Another who stayed during those dark post-Calciopoli days is Gianluigi Buffon, who looked to have years on Iker Casillas over the semi-finals’ two legs, making the saves that kept Juventus in front on aggregate. He played the last time they were in a European Cup final, saving penalties from Clarence Seedorf and Kakha Kaladze in the shoot-out at Old Trafford that was eventually won by Carlo Ancelotti’s Milan.

Like Buffon, Patrice Evra brings European Cup-winning knowhow. He lost in 2009 and 2011 to Barcelona, though he was on the right side in 2008 when Manchester United beat Chelsea in Moscow. A winner of five Champions League semi-finals, he was one of the loudest voices in the visitors’ dressing room at half-time on Wednesday, assuring the younger players that they would not be going home defeated, that they would score, and that a goal would be enough to send them through.

It is some dressing room that Juventus have. The mix of weather-beaten warriors who have seen it all before and the young pretenders out to prove a point, topped off with the class of Arturo Vidal, and the coach who has even the most coveted player in Serie A saying he wants to stay in Turin. Juve’s renaissance under Allegri really has been a thing of joy.

Suarez doubt for final: Injury may ruin reunion

Barcelona will have to wait to see whether Luis Suarez will be fit for the Champions League final after he picked up a hamstring strain in the semi-final win over Bayern Munich.

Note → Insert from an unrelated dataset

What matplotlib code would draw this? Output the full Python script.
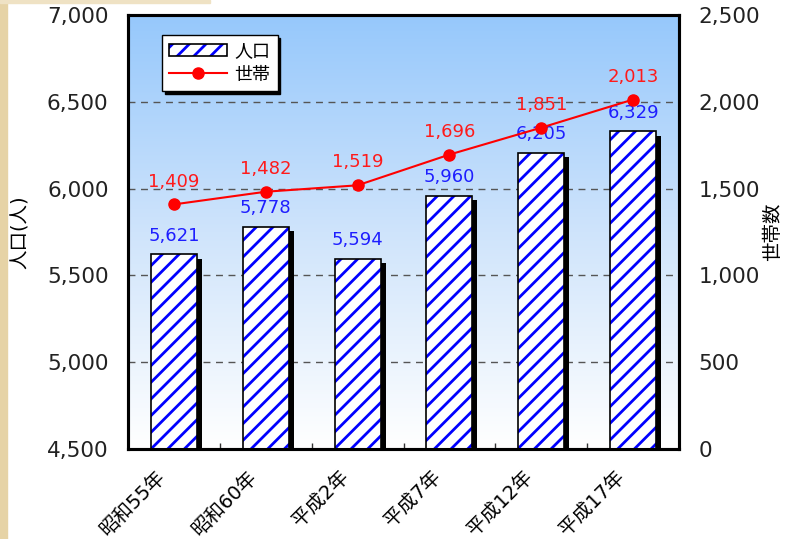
import numpy as np
import matplotlib
matplotlib.use('Agg')
import matplotlib.pyplot as plt
import matplotlib.transforms as mtransforms
from matplotlib.colors import LinearSegmentedColormap
from matplotlib.patches import Rectangle, Patch
from matplotlib.lines import Line2D

plt.rcParams['font.family'] = ['DejaVu Sans', 'Noto Sans CJK JP']
plt.rcParams['hatch.linewidth'] = 2.0

# data
years = ['昭和55年', '昭和60年', '平成2年', '平成7年', '平成12年', '平成17年']
population = [5621, 5778, 5594, 5960, 6205, 6329]
households = [1409, 1482, 1519, 1696, 1851, 2013]
left_ticks = [4500, 5000, 5500, 6000, 6500, 7000]
right_ticks = [0, 500, 1000, 1500, 2000, 2500]

fig = plt.figure(figsize=(7.93, 5.39), dpi=100)
fig.patch.set_facecolor('white')
# beige paper strip on the left and top edge
fig.patches.append(Rectangle((0, 0), 7 / 793, 1, transform=fig.transFigure, color='#e6d3a6', zorder=0))
fig.patches.append(Rectangle((0, 1 - 3 / 539), 210 / 793, 3 / 539, transform=fig.transFigure,
                             color='#efe2c4', zorder=0))

ax = fig.add_axes([128 / 793, 90 / 539, 551 / 793, 434 / 539])
x = np.arange(len(years))

# gradient background
cmap = LinearSegmentedColormap.from_list('bg', ['#ffffff', '#cfe4fb', '#96c8fc'])
grad = np.linspace(0, 1, 256).reshape(-1, 1)
ax.imshow(grad, cmap=cmap, origin='lower', extent=[0, 1, 0, 1], transform=ax.transAxes,
          aspect='auto', zorder=-1)

# shadows of the bars
ax.bar(x + 0.055, np.array(population) - 25, width=0.5, bottom=0, color='black', zorder=2)
ax.bar(x, population, width=0.5, color='white', edgecolor='#0000ff', hatch='//', linewidth=0, zorder=3)
ax.bar(x, population, width=0.5, color='none', edgecolor='black', linewidth=1.2, zorder=4)

for xi, v in zip(x, population):
    ax.annotate(f'{v:,}', (xi, v), xytext=(0, 7), textcoords='offset points', ha='center', va='bottom',
                color='#1e1eff', fontsize=13, zorder=5)

ax.set_xlim(-0.5, len(years) - 0.5)
ax.set_ylim(4500, 7000)
ax.set_yticks(left_ticks)
ax.set_yticklabels([f'{t:,}' for t in left_ticks], fontsize=15.5, color='#222222')
ax.tick_params(axis='y', length=0, pad=14)
ax.set_xticks(x)
ax.set_xticklabels(years, rotation=45, ha='right', rotation_mode='anchor', fontsize=14)
ax.tick_params(axis='x', length=0, pad=13)
shift = mtransforms.ScaledTranslation(-0.18, 0, fig.dpi_scale_trans)
for lbl in ax.get_xticklabels():
    lbl.set_transform(lbl.get_transform() + shift)
ax.set_xticks(np.arange(0.5, len(years) - 1, 1), minor=True)
ax.tick_params(axis='x', which='minor', direction='in', length=4, width=1, color='#333333')
ax.set_axisbelow(True)
ax.grid(axis='y', linestyle=(0, (5, 4)), color='#555555', linewidth=1)
ax.set_ylabel('人口(人)', fontsize=14)
ax.yaxis.set_label_coords(-0.178, 0.5)
for s in ax.spines.values():
    s.set_linewidth(2.2)

ax2 = ax.twinx()
ax2.plot(x, households, color='#ff0000', lw=1.5, marker='o', ms=8, zorder=6)
for xi, v in zip(x, households):
    ax2.annotate(f'{v:,}', (xi, v), xytext=(0, 10), textcoords='offset points', ha='center', va='bottom',
                 color='#ff1a1a', fontsize=13, zorder=7)
ax2.set_ylim(0, 2500)
ax2.set_yticks(right_ticks)
ax2.set_yticklabels([f'{t:,}' for t in right_ticks], fontsize=15.5, color='#222222')
ax2.tick_params(axis='y', length=0, pad=14)
ax2.set_ylabel('世帯数', fontsize=14)
ax2.yaxis.set_label_coords(1.152, 0.5)
for s in ax2.spines.values():
    s.set_linewidth(2.2)

h_pop = (Patch(facecolor='white', edgecolor='#0000ff', hatch='//', linewidth=0),
         Patch(facecolor='none', edgecolor='black', linewidth=1.2))
h_hh = Line2D([], [], color='#ff0000', lw=1.5, marker='o', ms=8)
leg = ax2.legend([h_pop, h_hh], ['人口', '世帯'], loc='upper left', bbox_to_anchor=(0.062, 0.954),
                 borderaxespad=0, fancybox=False, framealpha=1, edgecolor='black', fontsize=13,
                 shadow={'color': 'black', 'alpha': 1}, handlelength=3.2, handletextpad=0.4,
                 labelspacing=0.3, borderpad=0.4)
leg.get_frame().set_linewidth(1)

plt.savefig('out.png', dpi=100)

The Uruguayan, who will undergo a course of physiotherapy, is a serious doubt for Sunday’s league game at Atletico Madrid.

Barcelona, four points clear of second-placed Real Madrid in the table with two matches left, can make sure of a fifth La Liga title in seven years with a victory.

If Suarez does miss the Champions League final against Juventus on 6 June, it will mean no reunion with two old enemies. Giorgio Chiellini, whom Suarez bit at last year’s World Cup, and Patrice Evra, whom he racially abused, play for Juventus.